Hi, Chiarina!
Vielen Dank für Deine Antwort - und für Deine Fragen.
Kannst du mir aber noch genauer erklären, was du mit verdinglichtem Menschen meinst?
Den Begriff prägt Karl Marx im Kapitel "Der Fetischcharakter der Ware und sein Geheimnis"
aus dem "Kapital", weitergetrieben wird die Ideologiekritik in Georg Lukács' "Geschichte und Klassenbewußtsein"
und bei Horkheimer: "Kritik der instrumentellen Vernunft" bzw.Horkheimer/Adorno: "Dialektik der Aufklärung".
Gemeint ist die Verwandlung des seine Arbeitskraft als Ware Verkaufenden in eine Ware (Marx/Lukács)
und die Akzeptanz dieses Vorgangs durch den zur Ware Degradierten (Horkheimer/Adorno).
Was, wenn der Hörer einen schwebenden Klangteppich (wenn man ihn denn so nennen will)
mit melodischen Bruchstücken als Analogie zu einem Traum oder einer träumerischen Stimmung empfindet.
Und sich deshalb darin wiederfindet? Und gerade diese Stimmung ihm als Bedürfnisbefriedigung völlig ausreicht,
weil er im Moment des Hörens einfach keine Lust auf Auseinandersetzung mit etwas hat,
sondern sich einfach ausruhen will oder eine auch im Alltag empfundene Stimmung von Sehnsucht
o.ä. in Musik umgesetzt hören will? Und auch mal im Multitasking überlasteten Alltag mal bewußt nicht denken will.

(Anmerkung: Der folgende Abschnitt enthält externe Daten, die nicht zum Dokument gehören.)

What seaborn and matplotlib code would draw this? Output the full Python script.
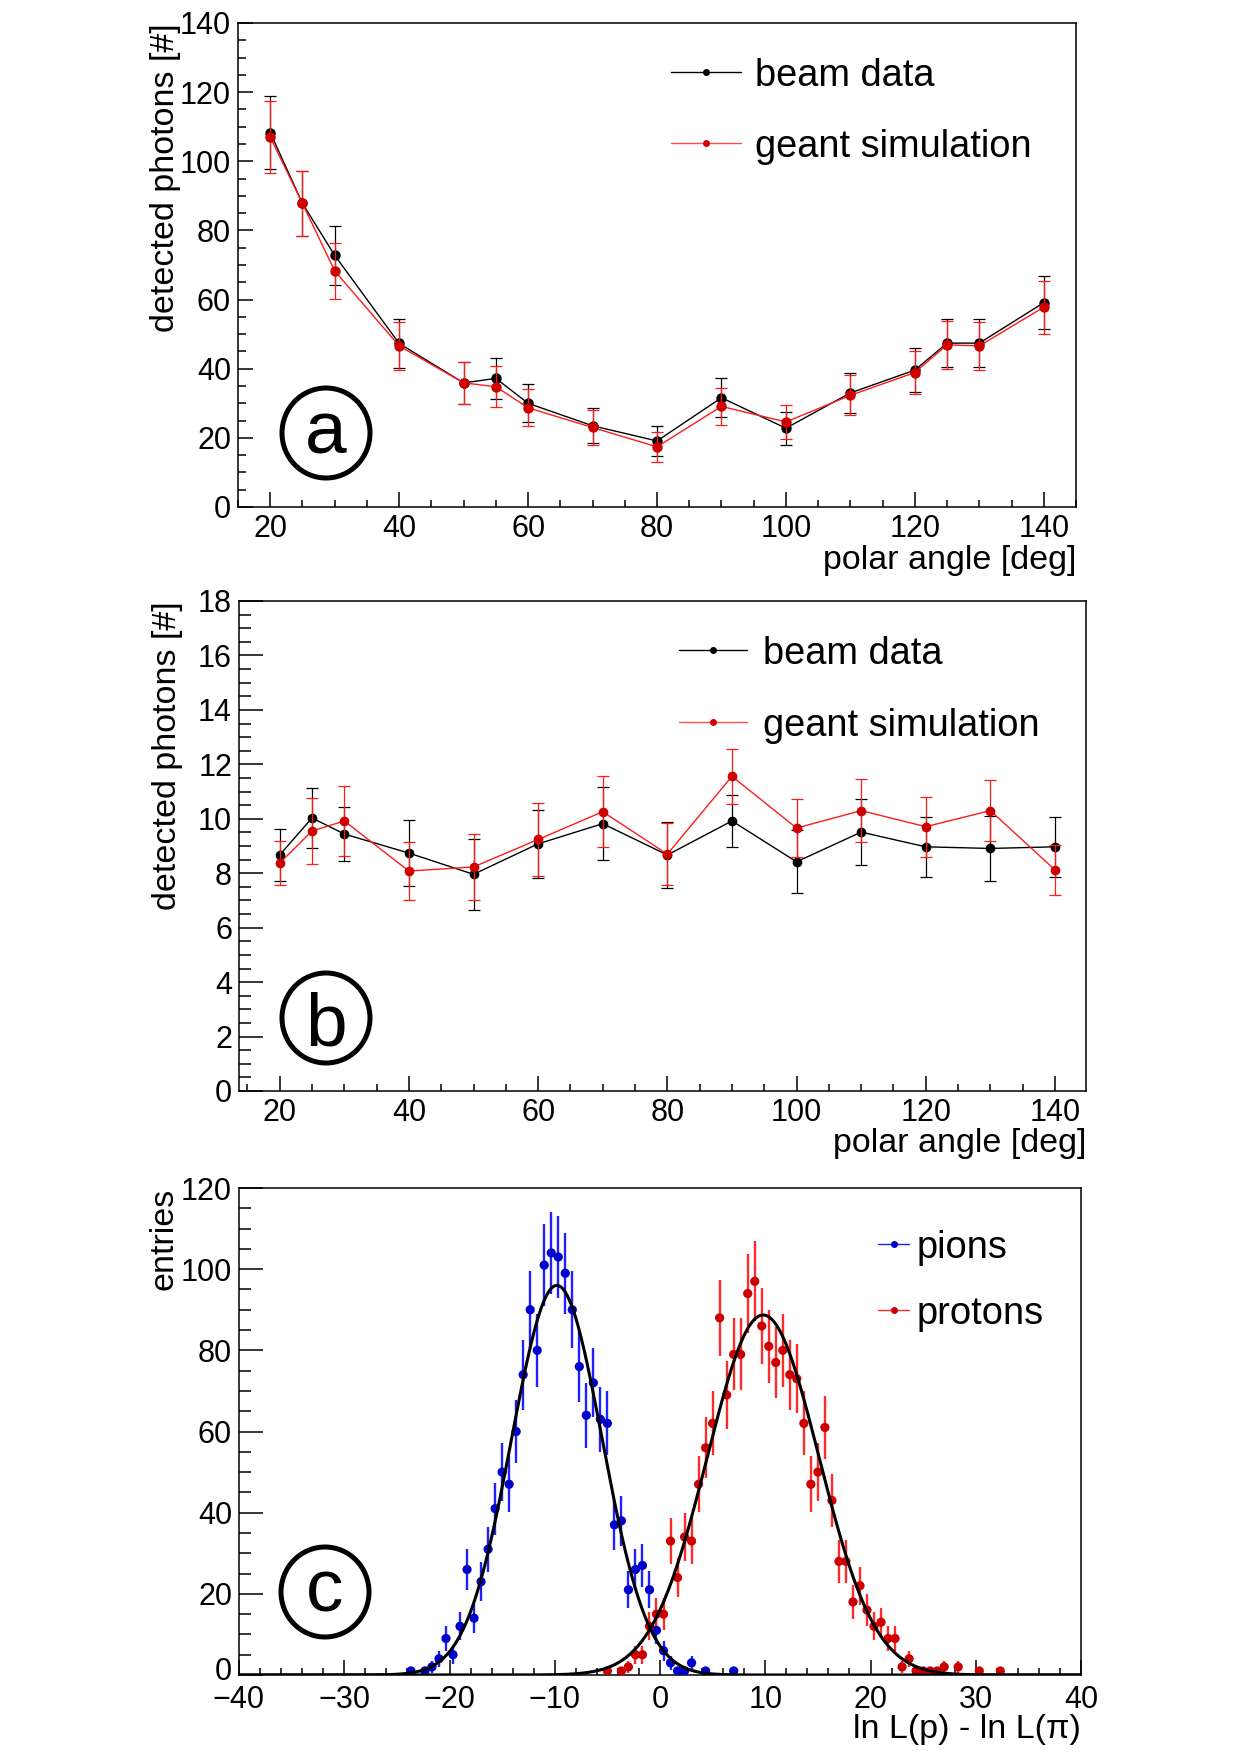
import numpy as np
import pandas as pd
import matplotlib
matplotlib.use("Agg")
import matplotlib.pyplot as plt
import seaborn as sns
from matplotlib.patches import Ellipse
from matplotlib.ticker import MultipleLocator
from matplotlib.transforms import ScaledTranslation


# panel a: detected photons vs polar angle (beam data and simulation)
angle_a = [20, 25, 30, 40, 50, 55, 60, 70, 80, 90, 100, 110, 120, 125, 130, 140]
beam_a = [108.3, 87.8, 72.8, 47.3, 35.9, 37.2, 30.0, 23.5, 19.1, 31.6, 22.8, 33.0, 39.6, 47.4, 47.4, 59.1]
beam_a_err = [10.5, 9.4, 8.5, 7.1, 6.0, 6.0, 5.5, 5.0, 4.4, 5.6, 4.8, 5.8, 6.3, 7.0, 7.0, 7.7]
sim_a = [107.0, 87.8, 68.3, 46.6, 35.9, 34.8, 28.7, 23.0, 17.4, 29.1, 24.6, 32.3, 38.9, 46.9, 46.6, 57.8]
sim_a_err = [10.4, 9.4, 8.2, 7.0, 6.0, 5.9, 5.4, 5.0, 4.3, 5.4, 5.0, 5.8, 6.2, 6.9, 6.9, 7.7]

# panel b
angle_b = [20, 25, 30, 40, 50, 60, 70, 80, 90, 100, 110, 120, 130, 140]
beam_b = [8.67, 10.03, 9.44, 8.74, 7.96, 9.08, 9.82, 8.67, 9.92, 8.42, 9.51, 8.97, 8.91, 8.97]
beam_b_err = [0.95, 1.1, 1.0, 1.2, 1.3, 1.25, 1.35, 1.2, 0.95, 1.15, 1.2, 1.1, 1.2, 1.1]
sim_b = [8.37, 9.55, 9.92, 8.08, 8.23, 9.24, 10.26, 8.70, 11.56, 9.66, 10.30, 9.71, 10.30, 8.12]
sim_b_err = [0.8, 1.2, 1.3, 1.07, 1.2, 1.35, 1.3, 1.15, 1.0, 1.05, 1.17, 1.1, 1.13, 0.93]

# panel c: log-likelihood difference histograms, 120 bins in [-40, 40]
n_bins = 120
hist_range = (-40, 40)
pion_first_bin = 24
pion_counts = [1, 0, 1, 2, 4, 9, 5, 12, 26, 14, 23, 31, 41, 50, 47, 60, 74, 90, 80, 101,
               104, 103, 99, 90, 76, 64, 72, 63, 62, 37, 38, 21, 26, 27, 21, 11, 6, 3, 1, 1,
               3, 0, 1, 0, 0, 0, 1]
proton_first_bin = 52
proton_counts = [1, 0, 1, 2, 5, 5, 12, 15, 15, 33, 24, 34, 33, 47, 56, 62, 88, 69, 79, 79,
                 94, 97, 86, 81, 77, 80, 74, 73, 62, 47, 50, 61, 43, 28, 28, 18, 22, 16, 12, 13,
                 9, 9, 2, 4, 1, 1, 1, 1, 2, 0, 2, 0, 0, 1, 0, 0, 1]
# gaussian fits: amplitude, mean, sigma
pion_fit = (96.0, -9.8, 4.3)
proton_fit = (88.7, 9.8, 5.3)

panel_tags = ["a", "b", "c"]

W, H = 1240, 1755

sns.set_theme(style="ticks")
plt.rcParams["font.family"] = ["Liberation Sans", "DejaVu Sans"]
plt.rcParams["axes.unicode_minus"] = True

fig = plt.figure(figsize=(W / 100, H / 100), dpi=100)


def make_axes(left, right, top, bottom):
    return fig.add_axes([left / W, 1 - bottom / H, (right - left) / W, (bottom - top) / H])


def style_axes(ax, xlim, ylim, xmaj, xmin, ymaj, ymin, ylen, xpad=5):
    ax.set_xlim(xlim)
    ax.set_ylim(ylim)
    ax.xaxis.set_major_locator(MultipleLocator(xmaj))
    ax.xaxis.set_minor_locator(MultipleLocator(xmin))
    ax.yaxis.set_major_locator(MultipleLocator(ymaj))
    ax.yaxis.set_minor_locator(MultipleLocator(ymin))
    ax.tick_params(which="both", direction="in", top=False, right=False,
                   width=1.1, color="black", labelcolor="black", labelsize=22)
    ax.tick_params(axis="x", which="major", length=10.8, pad=xpad)
    ax.tick_params(axis="x", which="minor", length=5)
    ax.tick_params(axis="y", which="major", length=ylen, pad=5)
    ax.tick_params(axis="y", which="minor", length=ylen / 2)
    for s in ax.spines.values():
        s.set_linewidth(1.1)
        s.set_color("black")
        s.set_visible(True)
    ax.grid(False)


def set_labels(ax, xlabel, ylabel, xpos, ypos):
    ax.set_xlabel(xlabel, fontsize=24.5, color="black", ha="right", va="center")
    ax.xaxis.set_label_coords(1.0, xpos)
    ax.set_ylabel(ylabel, fontsize=24.5, color="black", loc="top", va="center")
    ax.yaxis.set_label_coords(ypos, 1.0)


def draw_key(ax, x0, x1, xt, y, lcolor, mcolor, label, ms, lw=1.0):
    ax.plot([x0, x1], [y, y], color=lcolor, lw=lw, transform=ax.transAxes, clip_on=False)
    ax.plot([(x0 + x1) / 2], [y], "o", color=mcolor, ms=ms, mew=0, transform=ax.transAxes, clip_on=False)
    ax.text(xt, y, label, transform=ax.transAxes, ha="left", va="center_baseline",
            fontsize=27.4, color="black")


def angle_panel(ax, x, beam, beam_err, sim, sim_err, ms):
    ax.errorbar(x, beam, yerr=beam_err, fmt="none", ecolor="black", elinewidth=0.9,
                capsize=4.5, capthick=0.9, zorder=2)
    sns.lineplot(x=x, y=beam, ax=ax, color="black", lw=1.0, marker="o", markersize=ms,
                 markerfacecolor="black", markeredgecolor="black", markeredgewidth=0,
                 sort=False, estimator=None, zorder=3)
    ax.errorbar(x, sim, yerr=sim_err, fmt="none", ecolor="#ff1a1a", elinewidth=0.9,
                capsize=4.5, capthick=0.9, zorder=4)
    sns.lineplot(x=x, y=sim, ax=ax, color="#ff1a1a", lw=1.0, marker="o", markersize=ms,
                 markerfacecolor="#d00000", markeredgecolor="#d00000", markeredgewidth=0,
                 sort=False, estimator=None, zorder=5)


# ---- panel a ----
ax_a = make_axes(238, 1076, 23, 507)
angle_panel(ax_a, angle_a, beam_a, beam_a_err, sim_a, sim_a_err, 7.5)
style_axes(ax_a, (15, 145), (0, 140), 20, 5, 20, 5, 10.8)
set_labels(ax_a, "polar angle [deg]", "detected photons [#]", -0.11, -0.086)
draw_key(ax_a, 0.517, 0.600, 0.617, 0.899, "black", "black", "beam data", 5)
draw_key(ax_a, 0.517, 0.600, 0.617, 0.753, "#ff4d4d", "#d00000", "geant simulation", 5)

# ---- panel b ----
ax_b = make_axes(239, 1086, 601, 1091)
angle_panel(ax_b, angle_b, beam_b, beam_b_err, sim_b, sim_b_err, 7.0)
style_axes(ax_b, (13.7, 144.8), (0, 18), 20, 5, 2, 0.5, 17.3)
set_labels(ax_b, "polar angle [deg]", "detected photons [#]", -0.108, -0.084)
draw_key(ax_b, 0.5195, 0.600, 0.6187, 0.900, "black", "black", "beam data", 5)
draw_key(ax_b, 0.5195, 0.600, 0.6187, 0.753, "#ff4d4d", "#d00000", "geant simulation", 5)

# ---- panel c ----
ax_c = make_axes(239, 1081, 1188, 1675)
edges = np.linspace(hist_range[0], hist_range[1], n_bins + 1)
centers = 0.5 * (edges[:-1] + edges[1:])

fit_x = np.linspace(hist_range[0], hist_range[1], 801)
for counts, first, mcol, ecol in [(pion_counts, pion_first_bin, "#0000cc", "#1f1fff"),
                                  (proton_counts, proton_first_bin, "#cc0000", "#ff2a2a")]:
    counts = np.array(counts, dtype=float)
    x = centers[first:first + len(counts)]
    keep = counts > 0
    ax_c.errorbar(x[keep], counts[keep], yerr=np.sqrt(counts[keep]), fmt="none",
                  ecolor=ecol, elinewidth=1.7, capsize=0, zorder=2)
    sns.scatterplot(x=x[keep], y=counts[keep], ax=ax_c, color=mcol, s=44,
                    edgecolor="none", linewidth=0, zorder=3)

for amp, mu, sig in [pion_fit, proton_fit]:
    sns.lineplot(x=fit_x, y=amp * np.exp(-0.5 * ((fit_x - mu) / sig) ** 2), ax=ax_c,
                 color="black", lw=2.2, sort=False, estimator=None, zorder=4)

style_axes(ax_c, hist_range, (0, 120), 10, 2, 20, 5, 17.3, xpad=7)
set_labels(ax_c, "ln L(p) - ln L(π)", "entries", -0.111, -0.089)
draw_key(ax_c, 0.759, 0.7957, 0.8052, 0.885, "#1f1fff", "#0000cc", "pions", 5)
draw_key(ax_c, 0.759, 0.7957, 0.8052, 0.749, "#ff2a2a", "#cc0000", "protons", 5)

# ---- circled panel tags ----
tag_centers = [(326, 433), (326, 1018), (325, 1592)]
tag_drop = [20, 27, 20]
for tag, (cx, cy), drop in zip(panel_tags, tag_centers, tag_drop):
    fig.add_artist(Ellipse((cx / W, 1 - cy / H), 88 / W, 90 / H, transform=fig.transFigure,
                           fill=False, edgecolor="black", lw=3.6))
    fig.text(cx / W, 1 - (cy + drop) / H, tag, ha="center", va="baseline",
             fontsize=54, color="black")

# lift the "0" on the y axis of panel c a little so it clears the "-40" below it
fig.canvas.draw()
for lab in ax_c.get_yticklabels():
    if lab.get_text() == "0":
        lab.set_transform(lab.get_transform() + ScaledTranslation(0, 5 / 72, fig.dpi_scale_trans))

fig.savefig("out.png", dpi=100, facecolor="white")
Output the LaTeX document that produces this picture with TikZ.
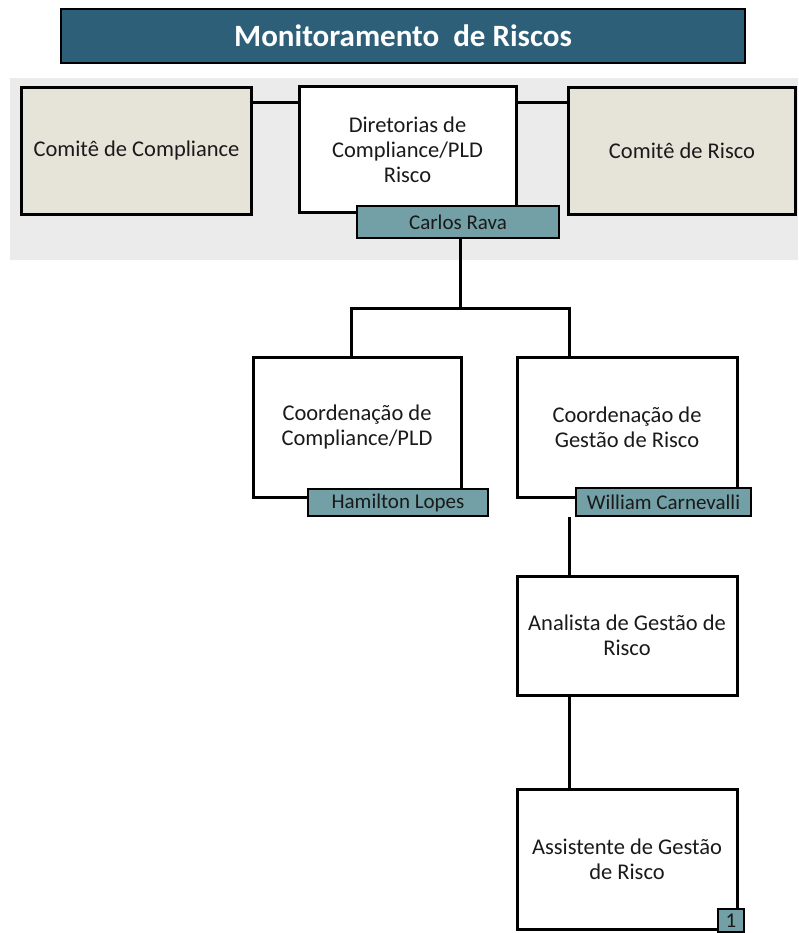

Ist denn das mit einer Verdummung der Hörgewohnheiten gleichzusetzen?
Um mal wieder den Vergleich aus der Gastronomie zu bemühen -
Köche und sogenannte Ernährungsexperten weisen verzweifelt darauf hin,
daß man für den Preis eines Fertiggerichts auch frische Zutaten bekommen kann
und eine daraus bereitete Mahlzeit entschieden nahr- und schmackhafter sei.
Das Fertiggericht bietet nur einen Vorteil - es ist schneller zubereitet.
Es ist jedem unbenommen, sich den Magen mit Instant-Suppen und das Gemüt
mit Instant-Klaviermusik zuzukleistern. Man sollte nur wissen, was man tut.
Deine letzte Frage müßte ich - aus Prinzip und um hier im Forum mal wieder
ein bischen Wutgeheul zu entfachen - bejahen:
Längerfristig führt es zur Verdummung,
sofern die Verdummung nicht schon vorausgesetzt werden darf.
Bei der Beschäftigung mit Musik scheint ein Teil der Menschen zu regredieren.
Woher kommt eigentlich die seltsame Idee, jemand würde Schaden nehmen,
wenn er Musik mit wachen Sinnen verfolgt? Ist es nicht vielmehr so,
daß er dadurch außerordentlich beschenkt würde?
Es gibt gestandene Berufsmusiker, die hier im Forum Vernunft gegen Gefühl ausspielen -
und sich damit als ernstzunehmende Diskussionspartner eigentlich verabschiedet haben.
Als ob Vernunft und Gefühl Gegensätze wären!
Da mir diese Geisteshaltung vollkommen unbegreiflich ist, bitte ich Dich,
liebe Chiarina, der Du von diesem Menschentyp schon öfters gesprochen hast
und offenbar Exemplare davon kennst, mir Verständnis-Nachhilfeunterricht zu geben.
Herzliche Grüße,
Gomez
P.S. Zur Belohnung gibt's Zuckerwatte!